## What to work on
Nothing outside the range from the line with "Reproduce this chart with Altair." to the line with "x2=alt.value(604), y=alt.value(-78), y2=alt.value(390))" belongs in the copy, and no pictures do either; repeat that range exactly.

▼

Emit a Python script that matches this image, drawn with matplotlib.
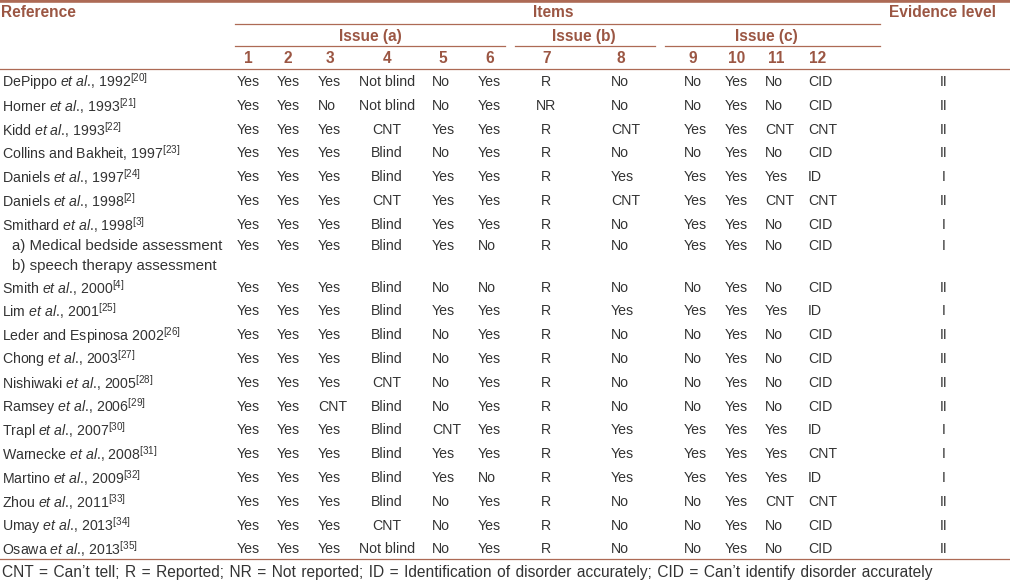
import matplotlib
matplotlib.use("Agg")
import matplotlib.pyplot as plt

plt.rcParams['font.family'] = ['Liberation Sans', 'DejaVu Sans']
plt.rcParams['mathtext.fontset'] = 'custom'
plt.rcParams['mathtext.rm'] = 'Liberation Sans'
plt.rcParams['mathtext.it'] = 'Liberation Sans:italic'
plt.rcParams['mathtext.bf'] = 'Liberation Sans:bold'

# ---------------- data ----------------
authors = ["DePippo", "Horner", "Kidd", "Collins and Bakheit,", "Daniels", "Daniels",
           "Smithard", "a) Medical bedside assessment", "b) speech therapy assessment",
           "Smith", "Lim", "Leder and Espinosa", "Chong", "Nishiwaki", "Ramsey",
           "Trapl", "Warnecke", "Martino", "Zhou", "Umay", "Osawa"]
etal = [True, True, True, False, True, True, True, None, None, True, True, False,
        True, True, True, True, True, True, True, True, True]
years = ["1992", "1993", "1993", "1997", "1997", "1998", "1998", "", "", "2000", "2001",
         "2002", "2003", "2005", "2006", "2007", "2008", "2009", "2011", "2013", "2013"]
cites = ["20", "21", "22", "23", "24", "2", "3", "", "", "4", "25", "26", "27", "28",
         "29", "30", "31", "32", "33", "34", "35"]

item1 = ["Yes"] * 8 + [""] + ["Yes"] * 12
item2 = ["Yes"] * 8 + [""] + ["Yes"] * 12
item3 = ["Yes", "No", "Yes", "Yes", "Yes", "Yes", "Yes", "Yes", "", "Yes", "Yes", "Yes",
         "Yes", "Yes", "CNT", "Yes", "Yes", "Yes", "Yes", "Yes", "Yes"]
item4 = ["Not blind", "Not blind", "CNT", "Blind", "Blind", "CNT", "Blind", "Blind", "",
         "Blind", "Blind", "Blind", "Blind", "CNT", "Blind", "Blind", "Blind", "Blind",
         "Blind", "CNT", "Not blind"]
item5 = ["No", "No", "Yes", "No", "Yes", "Yes", "Yes", "Yes", "", "No", "Yes", "No", "No",
         "No", "No", "CNT", "Yes", "Yes", "No", "No", "No"]
item6 = ["Yes", "Yes", "Yes", "Yes", "Yes", "Yes", "Yes", "No", "", "No", "Yes", "Yes",
         "Yes", "Yes", "Yes", "Yes", "Yes", "No", "Yes", "Yes", "Yes"]
item7 = ["R", "NR", "R", "R", "R", "R", "R", "R", "", "R", "R", "R", "R", "R", "R", "R",
         "R", "R", "R", "R", "R"]
item8 = ["No", "No", "CNT", "No", "Yes", "CNT", "No", "No", "", "No", "Yes", "No", "No",
         "No", "No", "Yes", "Yes", "Yes", "No", "No", "No"]
item9 = ["No", "No", "Yes", "No", "Yes", "Yes", "Yes", "Yes", "", "No", "Yes", "No", "No",
         "No", "No", "Yes", "Yes", "Yes", "No", "No", "No"]
item10 = ["Yes"] * 8 + [""] + ["Yes"] * 12
item11 = ["No", "No", "CNT", "No", "Yes", "CNT", "No", "No", "", "No", "Yes", "No", "No",
          "No", "No", "Yes", "Yes", "Yes", "CNT", "No", "No"]
item12 = ["CID", "CID", "CNT", "CID", "ID", "CNT", "CID", "CID", "", "CID", "ID", "CID",
          "CID", "CID", "CID", "ID", "CNT", "ID", "CNT", "CID", "CID"]
evidence = ["II", "II", "II", "II", "I", "II", "I", "I", "", "II", "I", "II", "II", "II",
            "II", "I", "I", "I", "II", "II", "II"]

items = [item1, item2, item3, item4, item5, item6, item7, item8, item9, item10, item11, item12]
item_labels = [str(i) for i in range(1, 13)]
issue_labels = ["Issue (a)", "Issue (b)", "Issue (c)"]
footnote = ("CNT = Can\u2019t tell; R = Reported; NR = Not reported; ID = Identification of "
            "disorder accurately; CID = Can\u2019t identify disorder accurately")

# ---------------- layout ----------------
W, H = 1010, 585
fig = plt.figure(figsize=(W / 100, H / 100), dpi=100)
ax = fig.add_axes([0, 0, 1, 1])
ax.set_xlim(0, W)
ax.set_ylim(H, 0)
ax.axis('off')

BROWN = '#9b5643'
LINE = '#ad6a55'
TXT = '#333333'
FS = 10.2
HFS = 11.2
WIDE = " \u200a"   # slightly wider word spacing as in the reference typesetting

col_x = [237, 277, 318, 387, 432, 478, 546, 611, 684, 725, 765, 808]
col_ha = ['left', 'left', 'left', 'center', 'left', 'left', 'center', 'left', 'left',
          'left', 'left', 'left']
hdr_x = [248, 288, 330, 387, 443, 490, 547, 621, 693, 737, 776, 818]
ev_x = 944

row_h = []
for a in authors:
    row_h.append(19.5 if a.startswith(('a)', 'b)')) else 23.8)
ys = []
y = 82
for i, h in enumerate(row_h):
    if i > 0:
        y += (row_h[i] + row_h[i - 1]) / 2
    ys.append(y)

# rules
ax.plot([0, W], [1.3, 1.3], color=LINE, lw=2.6, solid_capstyle='butt')
ax.plot([235, 880], [23.5, 23.5], color=LINE, lw=0.9)
for x0, x1 in [(235, 505), (515, 655), (665, 880)]:
    ax.plot([x0, x1], [46, 46], color=LINE, lw=0.9)
ax.plot([0, W], [69, 69], color=LINE, lw=0.9)
ax.plot([0, W], [559, 559], color=LINE, lw=0.9)

# headers
hkw = dict(color=BROWN, fontsize=HFS, fontweight='bold', va='center')
ax.text(1, 12.5, "Reference", ha='left', **hkw)
ax.text(553, 12.5, "Items", ha='center', **hkw)
ax.text(889, 12.5, "Evidence level", ha='left', **hkw)
for lab, xc in zip(issue_labels, [370, 584, 766]):
    ax.text(xc, 36, lab, ha='center', **hkw)
for lab, xc in zip(item_labels, hdr_x):
    ax.text(xc, 58.5, lab, ha='center', **hkw)

# body
for i, yy in enumerate(ys):
    a = authors[i]
    if etal[i] is None:
        ax.text(12, yy, a, ha='left', va='center', color=TXT, fontsize=10.8)
    else:
        s = a
        if etal[i]:
            s += r" $\mathit{et\ al}$.,"
        s += " " + years[i] + r"$^{[" + cites[i] + r"]}$"
        ax.text(2, yy, s, ha='left', va='center', color=TXT, fontsize=FS)
    for j, col in enumerate(items):
        if col[i]:
            ax.text(col_x[j], yy, col[i], ha=col_ha[j], va='center', color=TXT, fontsize=FS)
    if evidence[i]:
        ax.text(ev_x, yy, evidence[i], ha='center', va='center', color=TXT, fontsize=FS)

ax.text(2, 573, footnote.replace(" ", WIDE), ha='left', va='center', color=TXT,
        fontsize=11.2)

fig.savefig("out.png", dpi=100, facecolor='white')
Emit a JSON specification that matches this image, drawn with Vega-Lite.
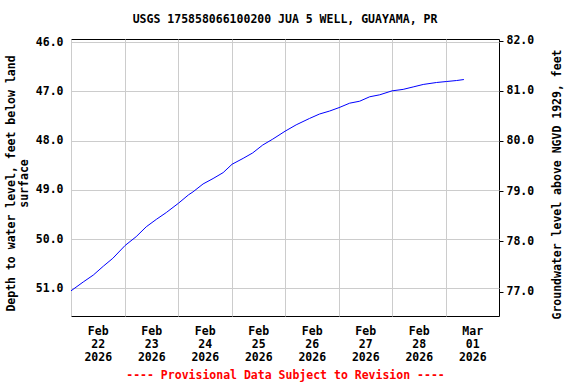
{
  "$schema": "https://vega.github.io/schema/vega-lite/v6.json",
  "width": 428,
  "height": 277,
  "autosize": {"type": "none"},
  "padding": {"left": 71, "top": 39, "right": 77, "bottom": 68},
  "background": "white",
  "title": {
    "text": "USGS 175858066100200 JUA 5 WELL, GUAYAMA, PR",
    "font": "DejaVu Sans Mono",
    "fontSize": 11.5,
    "fontWeight": "bold",
    "color": "black",
    "anchor": "middle",
    "offset": 9
  },
  "config": {
    "view": {"stroke": "black", "strokeWidth": 1},
    "font": "DejaVu Sans Mono",
    "axis": {
      "labelFont": "DejaVu Sans Mono",
      "labelFontSize": 11.5,
      "labelFontWeight": "bold",
      "labelColor": "black",
      "titleFont": "DejaVu Sans Mono",
      "titleFontSize": 11.5,
      "titleFontWeight": "bold",
      "titleColor": "black",
      "gridColor": "#cccccc",
      "gridWidth": 1,
      "gridOpacity": 1,
      "domain": false,
      "tickColor": "black"
    }
  },
  "layer": [
    {
      "data": {
        "values": [
          {"t": "2026-02-22T00:00", "depth": 51.05},
          {"t": "2026-02-22T05:30", "depth": 50.87},
          {"t": "2026-02-22T10:00", "depth": 50.73},
          {"t": "2026-02-22T14:30", "depth": 50.55},
          {"t": "2026-02-22T18:45", "depth": 50.39},
          {"t": "2026-02-23T00:15", "depth": 50.13},
          {"t": "2026-02-23T05:15", "depth": 49.95},
          {"t": "2026-02-23T09:45", "depth": 49.75},
          {"t": "2026-02-23T14:15", "depth": 49.60},
          {"t": "2026-02-23T18:45", "depth": 49.46},
          {"t": "2026-02-24T00:15", "depth": 49.27},
          {"t": "2026-02-24T04:45", "depth": 49.10},
          {"t": "2026-02-24T06:45", "depth": 49.04},
          {"t": "2026-02-24T11:15", "depth": 48.88},
          {"t": "2026-02-24T15:45", "depth": 48.77},
          {"t": "2026-02-24T20:15", "depth": 48.65},
          {"t": "2026-02-25T00:15", "depth": 48.48},
          {"t": "2026-02-25T05:15", "depth": 48.36},
          {"t": "2026-02-25T09:30", "depth": 48.25},
          {"t": "2026-02-25T14:00", "depth": 48.09},
          {"t": "2026-02-25T18:30", "depth": 47.97},
          {"t": "2026-02-26T00:00", "depth": 47.81},
          {"t": "2026-02-26T05:00", "depth": 47.68},
          {"t": "2026-02-26T11:00", "depth": 47.55},
          {"t": "2026-02-26T15:30", "depth": 47.46},
          {"t": "2026-02-26T20:00", "depth": 47.40},
          {"t": "2026-02-27T00:15", "depth": 47.33},
          {"t": "2026-02-27T05:00", "depth": 47.24},
          {"t": "2026-02-27T09:30", "depth": 47.20},
          {"t": "2026-02-27T14:00", "depth": 47.11},
          {"t": "2026-02-27T18:30", "depth": 47.07},
          {"t": "2026-02-28T00:00", "depth": 46.99},
          {"t": "2026-02-28T05:00", "depth": 46.96},
          {"t": "2026-02-28T09:30", "depth": 46.91},
          {"t": "2026-02-28T14:00", "depth": 46.86},
          {"t": "2026-02-28T20:00", "depth": 46.82},
          {"t": "2026-03-01T00:30", "depth": 46.80},
          {"t": "2026-03-01T05:00", "depth": 46.78},
          {"t": "2026-03-01T08:15", "depth": 46.76}
        ]
      },
      "mark": {"type": "line", "color": "#0000ff", "strokeWidth": 1, "clip": true},
      "encoding": {
        "x": {
          "field": "t",
          "type": "temporal",
          "scale": {
            "domain": [
              {"year": 2026, "month": "feb", "date": 22},
              {"year": 2026, "month": "mar", "date": 2}
            ],
            "nice": false
          },
          "axis": {
            "values": [
              {"year": 2026, "month": "feb", "date": 22},
              {"year": 2026, "month": "feb", "date": 23},
              {"year": 2026, "month": "feb", "date": 24},
              {"year": 2026, "month": "feb", "date": 25},
              {"year": 2026, "month": "feb", "date": 26},
              {"year": 2026, "month": "feb", "date": 27},
              {"year": 2026, "month": "feb", "date": 28},
              {"year": 2026, "month": "mar", "date": 1}
            ],
            "labelExpr": "[timeFormat(datum.value, '%b'), timeFormat(datum.value, '%d'), timeFormat(datum.value, '%Y')]",
            "labelOffset": 26.75,
            "labelAlign": "center",
            "labelBaseline": "top",
            "labelLineHeight": 13,
            "labelPadding": 9,
            "labelFlush": false,
            "labelOverlap": false,
            "ticks": false,
            "tickSize": 0,
            "grid": true,
            "title": "---- Provisional Data Subject to Revision ----",
            "titleColor": "#ff0000",
            "titleBaseline": "middle",
            "titleY": 59
          }
        },
        "y": {
          "field": "depth",
          "type": "quantitative",
          "scale": {"domain": [45.937, 51.561], "reverse": true, "zero": false, "nice": false},
          "axis": {
            "values": [46, 47, 48, 49, 50, 51],
            "format": ".1f",
            "grid": true,
            "ticks": false,
            "tickSize": 0,
            "labelPadding": 8,
            "title": ["Depth to water level, feet below land", "surface"],
            "titleLineHeight": 13,
            "titlePadding": 6,
            "titleY": 144
          }
        }
      }
    },
    {
      "data": {"values": [{"elev": 77}, {"elev": 82}]},
      "mark": {"type": "point", "opacity": 0},
      "encoding": {
        "y": {
          "field": "elev",
          "type": "quantitative",
          "scale": {"domain": [76.512, 82.03], "zero": false, "nice": false},
          "axis": {
            "orient": "right",
            "values": [77, 78, 79, 80, 81, 82],
            "format": ".1f",
            "grid": false,
            "ticks": true,
            "tickSize": 4,
            "tickWidth": 1,
            "labelPadding": 3,
            "title": "Groundwater level above NGVD 1929, feet",
            "titleAngle": 270,
            "titlePadding": 29,
            "titleY": 145
          }
        }
      }
    }
  ],
  "resolve": {"scale": {"y": "independent"}}
}
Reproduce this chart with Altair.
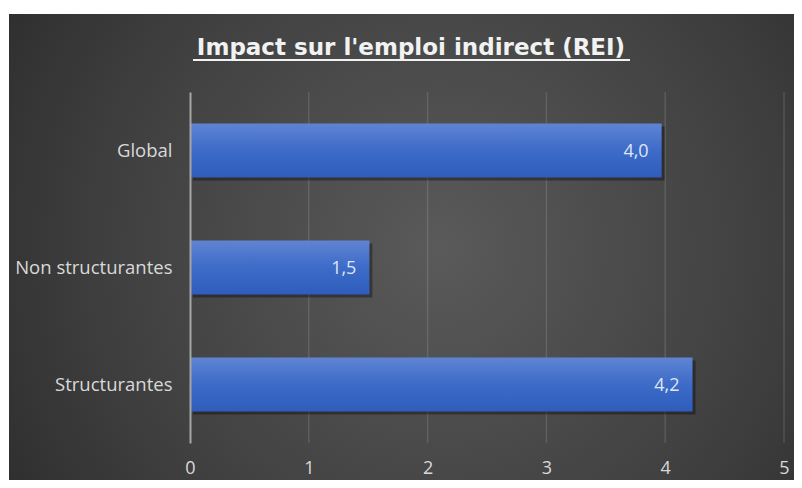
import altair as alt
import pandas as pd

categories = ["Global", "Non structurantes", "Structurantes"]
values = [3.97, 1.51, 4.23]
x_ticks = [0, 1, 2, 3, 4, 5]
grid_ticks = [1, 2, 3, 4, 5]
title_text = "Impact sur l'emploi indirect (REI)"

df = pd.DataFrame({"cat": categories, "val": values})
grid_df = pd.DataFrame({"val": grid_ticks})
title_df = pd.DataFrame({"t": [title_text]})

W, H = 594, 351
FONT = "Open Sans"

xscale = alt.Scale(domain=[0, 5], nice=False, zero=True)
yscale = alt.Scale(domain=categories, paddingInner=0.54, paddingOuter=0.27)
xaxis = alt.Axis(values=x_ticks, title=None, grid=False, domain=False, ticks=False, zindex=1,
                 labelFlush=False, labelColor="#d9d9d9", labelFontSize=18, labelPadding=16,
                 labelFont=FONT)
yaxis = alt.Axis(title=None, grid=False, domain=True, domainColor="#a6a6a6", domainWidth=2,
                 ticks=False, zindex=1, labelColor="#d9d9d9", labelFontSize=18.5, labelPadding=18,
                 labelFont=FONT)

bg = alt.Chart(title_df).mark_rect(
    fill=alt.Gradient(gradient="radial", x1=0.55, y1=0.5, r1=0, x2=0.55, y2=0.5, r2=0.75,
                      stops=[alt.GradientStop(color="#5a5a5a", offset=0),
                             alt.GradientStop(color="#404040", offset=0.55),
                             alt.GradientStop(color="#262626", offset=1)])
).encode(x=alt.value(-181), x2=alt.value(604), y=alt.value(-78), y2=alt.value(390))

grid = alt.Chart(grid_df).mark_rule(color="#ffffff", opacity=0.12, strokeWidth=1.5).encode(
    x=alt.X("val:Q", scale=xscale, axis=xaxis)
)

shadow = alt.Chart(df).mark_bar(color="#000000", opacity=0.35, xOffset=3, yOffset=3).encode(
    x=alt.X("val:Q", scale=xscale, axis=xaxis),
    y=alt.Y("cat:N", scale=yscale, axis=yaxis, sort=categories),
)

bars = alt.Chart(df).mark_bar(
    color=alt.Gradient(gradient="linear", x1=0, x2=0, y1=0, y2=1,
                       stops=[alt.GradientStop(color="#5f84d3", offset=0),
                              alt.GradientStop(color="#3d6bc8", offset=0.5),
                              alt.GradientStop(color="#2f5dbc", offset=1)])
).encode(
    x=alt.X("val:Q", scale=xscale, axis=xaxis),
    y=alt.Y("cat:N", scale=yscale, axis=yaxis, sort=categories),
)

labels = alt.Chart(df).transform_calculate(
    lbl="replace(format(datum.val, '.1f'), '.', ',')"
).mark_text(align="right", baseline="middle", dx=-13, dy=1, color="#dfe6f4", fontSize=18, font=FONT).encode(
    x=alt.X("val:Q", scale=xscale, axis=xaxis),
    y=alt.Y("cat:N", scale=yscale, axis=yaxis, sort=categories),
    text="lbl:N",
)

title = alt.Chart(title_df).mark_text(
    align="center", baseline="middle", color="#f2f2f2", fontSize=23, fontWeight="bold",
    font="DejaVu Sans"
).encode(x=alt.value(221), y=alt.value(-44), text="t:N")

underline = alt.Chart(title_df).mark_rule(color="#f2f2f2", strokeWidth=2).encode(
    x=alt.value(3), x2=alt.value(440), y=alt.value(-32)
)

chart = alt.layer(bg, grid, shadow, bars, labels, title, underline).properties(
    width=W, height=H,
    autosize=alt.AutoSizeParams(type="none"),
    padding={"left": 182, "top": 84, "right": 10, "bottom": 37},
    background="white",
).configure_view(stroke=None)

chart.save("out.html", embed_options={"renderer": "svg", "actions": False})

▲

## Solved exercise
Reproduce this chart with Altair.
import altair as alt
import pandas as pd

categories = ["Global", "Non structurantes", "Structurantes"]
values = [3.97, 1.51, 4.23]
x_ticks = [0, 1, 2, 3, 4, 5]
grid_ticks = [1, 2, 3, 4, 5]
title_text = "Impact sur l'emploi indirect (REI)"

df = pd.DataFrame({"cat": categories, "val": values})
grid_df = pd.DataFrame({"val": grid_ticks})
title_df = pd.DataFrame({"t": [title_text]})

W, H = 594, 351
FONT = "Open Sans"

xscale = alt.Scale(domain=[0, 5], nice=False, zero=True)
yscale = alt.Scale(domain=categories, paddingInner=0.54, paddingOuter=0.27)
xaxis = alt.Axis(values=x_ticks, title=None, grid=False, domain=False, ticks=False, zindex=1,
                 labelFlush=False, labelColor="#d9d9d9", labelFontSize=18, labelPadding=16,
                 labelFont=FONT)
yaxis = alt.Axis(title=None, grid=False, domain=True, domainColor="#a6a6a6", domainWidth=2,
                 ticks=False, zindex=1, labelColor="#d9d9d9", labelFontSize=18.5, labelPadding=18,
                 labelFont=FONT)

bg = alt.Chart(title_df).mark_rect(
    fill=alt.Gradient(gradient="radial", x1=0.55, y1=0.5, r1=0, x2=0.55, y2=0.5, r2=0.75,
                      stops=[alt.GradientStop(color="#5a5a5a", offset=0),
                             alt.GradientStop(color="#404040", offset=0.55),
                             alt.GradientStop(color="#262626", offset=1)])
).encode(x=alt.value(-181), x2=alt.value(604), y=alt.value(-78), y2=alt.value(390))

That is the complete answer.